Another survivor, Elizabeth Owen, was taken to hospital instead, she said.

"There was then a long gap when I believe there were no ambulances available," she went on.

"I was told by people who had been there that it was perhaps an hour we waited for an ambulance to come."

Although she was put on an intravenous drip while she waited in the carriage, she was not given any oxygen during this time, she said.

"I was told afterwards that paramedics didn't think I would survive because I had waited so long," she said.

Ms Lazenbatt also suffered shrapnel injuries to her right ankle, with debris strewn across her feet, in the 2005 atrocity.

A London Ambulance Service (LAS) document suggested the scene was cleared of casualties by 10.36am, the inquest heard.

The inquest at the Royal Courts of Justice in central London also heard of the heroic attempts of passengers in another train to break free and help the victims.

Their train had stopped alongside the bombed Tube.

Matthew Childs, who suffered horrific injuries when his carriage was blown up, told the hearing: "People were trying to break the windows, which I couldn't understand at first.

"But I realised they were trying to get off the train and into our carriage to help people, which I'm just amazed at now."

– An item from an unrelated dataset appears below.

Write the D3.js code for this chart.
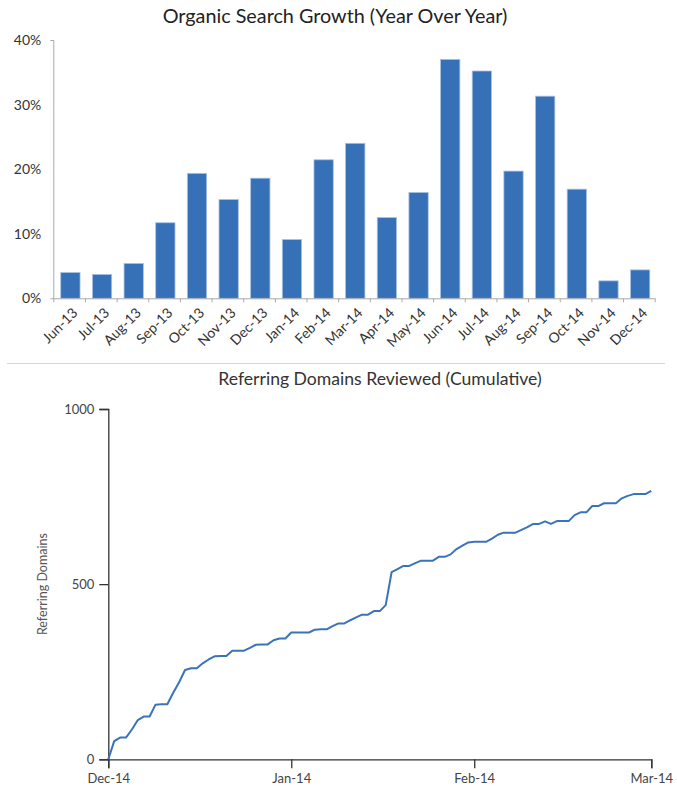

Ms Lazenbatt gave a similar account of these passengers' efforts.

She said: "(People on the parallel train) seemed to be trying desperately to open the doors of the train.

"I could see them again and again trying to pull the doors apart. They were sometimes able to pull them apart a small amount but no further."

The inquest, which is now in its fifth week and is expected to last five months, was adjourned to tomorrow.